### Written problem
Restate all the material verbatim, except for the pictures.

### Data lines
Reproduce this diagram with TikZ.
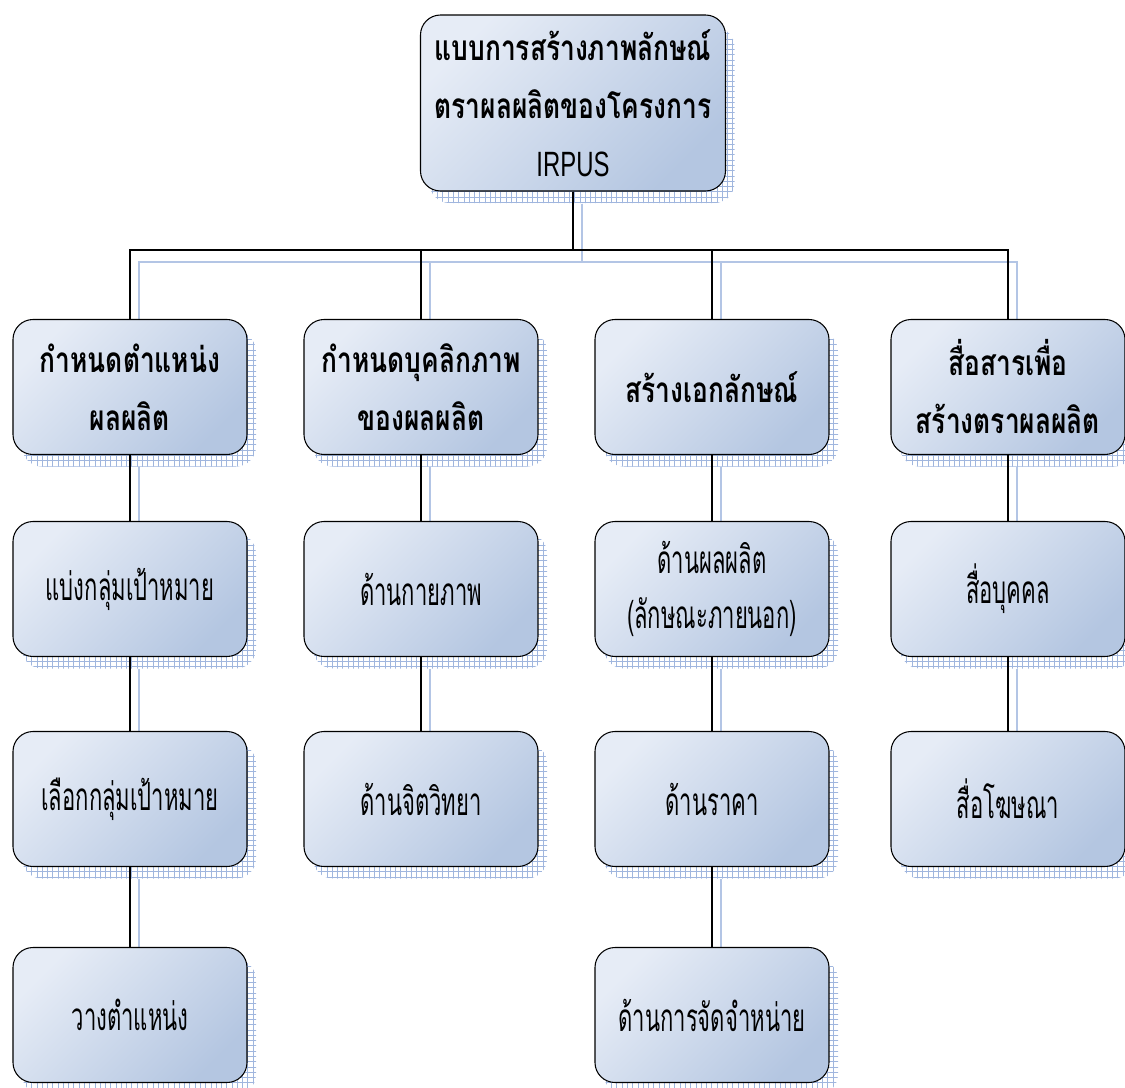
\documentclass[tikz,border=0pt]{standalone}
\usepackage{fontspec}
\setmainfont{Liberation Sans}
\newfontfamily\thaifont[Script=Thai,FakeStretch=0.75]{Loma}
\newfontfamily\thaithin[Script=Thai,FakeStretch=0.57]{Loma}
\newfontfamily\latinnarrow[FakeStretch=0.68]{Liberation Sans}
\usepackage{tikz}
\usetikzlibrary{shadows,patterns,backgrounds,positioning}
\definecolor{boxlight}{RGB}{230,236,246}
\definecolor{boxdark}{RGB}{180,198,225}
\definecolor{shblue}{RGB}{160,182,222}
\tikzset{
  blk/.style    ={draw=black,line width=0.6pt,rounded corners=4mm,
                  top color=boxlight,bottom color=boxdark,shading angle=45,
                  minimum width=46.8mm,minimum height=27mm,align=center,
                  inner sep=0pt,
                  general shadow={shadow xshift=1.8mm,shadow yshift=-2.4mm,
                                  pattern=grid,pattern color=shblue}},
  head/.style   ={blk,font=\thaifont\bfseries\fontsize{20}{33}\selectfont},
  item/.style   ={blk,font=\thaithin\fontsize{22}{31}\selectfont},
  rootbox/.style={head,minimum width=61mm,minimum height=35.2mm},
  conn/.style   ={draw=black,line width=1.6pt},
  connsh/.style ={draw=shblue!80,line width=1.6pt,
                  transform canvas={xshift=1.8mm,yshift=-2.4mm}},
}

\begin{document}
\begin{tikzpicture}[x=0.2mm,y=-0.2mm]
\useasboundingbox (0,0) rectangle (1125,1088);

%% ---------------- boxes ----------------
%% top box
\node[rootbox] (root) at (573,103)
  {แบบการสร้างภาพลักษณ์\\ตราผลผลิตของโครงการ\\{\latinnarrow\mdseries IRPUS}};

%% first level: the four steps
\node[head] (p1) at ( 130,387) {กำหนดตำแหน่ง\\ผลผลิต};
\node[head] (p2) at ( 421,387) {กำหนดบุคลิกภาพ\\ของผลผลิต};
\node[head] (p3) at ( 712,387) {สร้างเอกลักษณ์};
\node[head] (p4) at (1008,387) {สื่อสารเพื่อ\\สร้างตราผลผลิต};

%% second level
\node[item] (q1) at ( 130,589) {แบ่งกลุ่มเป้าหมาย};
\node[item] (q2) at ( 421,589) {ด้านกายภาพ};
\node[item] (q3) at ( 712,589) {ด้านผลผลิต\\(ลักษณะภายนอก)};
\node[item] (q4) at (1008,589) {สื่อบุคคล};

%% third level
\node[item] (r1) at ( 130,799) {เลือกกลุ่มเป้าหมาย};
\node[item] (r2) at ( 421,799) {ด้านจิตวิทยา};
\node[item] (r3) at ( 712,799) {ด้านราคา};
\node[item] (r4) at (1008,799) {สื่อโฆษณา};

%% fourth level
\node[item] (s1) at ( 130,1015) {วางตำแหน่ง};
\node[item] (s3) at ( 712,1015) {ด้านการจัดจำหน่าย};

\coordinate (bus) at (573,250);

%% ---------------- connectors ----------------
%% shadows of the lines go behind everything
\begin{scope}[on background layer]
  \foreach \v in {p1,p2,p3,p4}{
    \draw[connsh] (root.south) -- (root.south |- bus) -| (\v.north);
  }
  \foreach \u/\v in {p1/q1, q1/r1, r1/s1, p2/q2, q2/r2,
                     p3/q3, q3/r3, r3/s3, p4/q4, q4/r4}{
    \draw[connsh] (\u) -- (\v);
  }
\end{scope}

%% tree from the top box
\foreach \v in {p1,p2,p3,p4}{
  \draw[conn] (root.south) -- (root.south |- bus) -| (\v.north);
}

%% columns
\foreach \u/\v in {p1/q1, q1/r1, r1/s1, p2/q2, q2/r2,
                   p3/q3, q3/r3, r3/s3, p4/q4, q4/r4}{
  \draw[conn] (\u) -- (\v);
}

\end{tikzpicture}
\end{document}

### Correct output
Reproduce this diagram with TikZ.
\documentclass[tikz,border=0pt]{standalone}
\usepackage{fontspec}
\setmainfont{Liberation Sans}
\newfontfamily\thaifont[Script=Thai,FakeStretch=0.75]{Loma}
\newfontfamily\thaithin[Script=Thai,FakeStretch=0.57]{Loma}
\newfontfamily\latinnarrow[FakeStretch=0.68]{Liberation Sans}
\usepackage{tikz}
\usetikzlibrary{shadows,patterns,backgrounds,positioning}
\definecolor{boxlight}{RGB}{230,236,246}
\definecolor{boxdark}{RGB}{180,198,225}
\definecolor{shblue}{RGB}{160,182,222}
\tikzset{
  blk/.style    ={draw=black,line width=0.6pt,rounded corners=4mm,
                  top color=boxlight,bottom color=boxdark,shading angle=45,
                  minimum width=46.8mm,minimum height=27mm,align=center,
                  inner sep=0pt,
                  general shadow={shadow xshift=1.8mm,shadow yshift=-2.4mm,
                                  pattern=grid,pattern color=shblue}},
  head/.style   ={blk,font=\thaifont\bfseries\fontsize{20}{33}\selectfont},
  item/.style   ={blk,font=\thaithin\fontsize{22}{31}\selectfont},
  rootbox/.style={head,minimum width=61mm,minimum height=35.2mm},
  conn/.style   ={draw=black,line width=1.6pt},
  connsh/.style ={draw=shblue!80,line width=1.6pt,
                  transform canvas={xshift=1.8mm,yshift=-2.4mm}},
}

\begin{document}
\begin{tikzpicture}[x=0.2mm,y=-0.2mm]
\useasboundingbox (0,0) rectangle (1125,1088);

%% ---------------- boxes ----------------
%% top box
\node[rootbox] (root) at (573,103)
  {แบบการสร้างภาพลักษณ์\\ตราผลผลิตของโครงการ\\{\latinnarrow\mdseries IRPUS}};

%% first level: the four steps
\node[head] (p1) at ( 130,387) {กำหนดตำแหน่ง\\ผลผลิต};
\node[head] (p2) at ( 421,387) {กำหนดบุคลิกภาพ\\ของผลผลิต};
\node[head] (p3) at ( 712,387) {สร้างเอกลักษณ์};
\node[head] (p4) at (1008,387) {สื่อสารเพื่อ\\สร้างตราผลผลิต};

%% second level
\node[item] (q1) at ( 130,589) {แบ่งกลุ่มเป้าหมาย};
\node[item] (q2) at ( 421,589) {ด้านกายภาพ};
\node[item] (q3) at ( 712,589) {ด้านผลผลิต\\(ลักษณะภายนอก)};
\node[item] (q4) at (1008,589) {สื่อบุคคล};

%% third level
\node[item] (r1) at ( 130,799) {เลือกกลุ่มเป้าหมาย};
\node[item] (r2) at ( 421,799) {ด้านจิตวิทยา};
\node[item] (r3) at ( 712,799) {ด้านราคา};
\node[item] (r4) at (1008,799) {สื่อโฆษณา};

%% fourth level
\node[item] (s1) at ( 130,1015) {วางตำแหน่ง};
\node[item] (s3) at ( 712,1015) {ด้านการจัดจำหน่าย};

\coordinate (bus) at (573,250);

%% ---------------- connectors ----------------
%% shadows of the lines go behind everything
\begin{scope}[on background layer]
  \foreach \v in {p1,p2,p3,p4}{
    \draw[connsh] (root.south) -- (root.south |- bus) -| (\v.north);
  }
  \foreach \u/\v in {p1/q1, q1/r1, r1/s1, p2/q2, q2/r2,
                     p3/q3, q3/r3, r3/s3, p4/q4, q4/r4}{
    \draw[connsh] (\u) -- (\v);
  }
\end{scope}

%% tree from the top box
\foreach \v in {p1,p2,p3,p4}{
  \draw[conn] (root.south) -- (root.south |- bus) -| (\v.north);
}

%% columns
\foreach \u/\v in {p1/q1, q1/r1, r1/s1, p2/q2, q2/r2,
                   p3/q3, q3/r3, r3/s3, p4/q4, q4/r4}{
  \draw[conn] (\u) -- (\v);
}

\end{tikzpicture}
\end{document}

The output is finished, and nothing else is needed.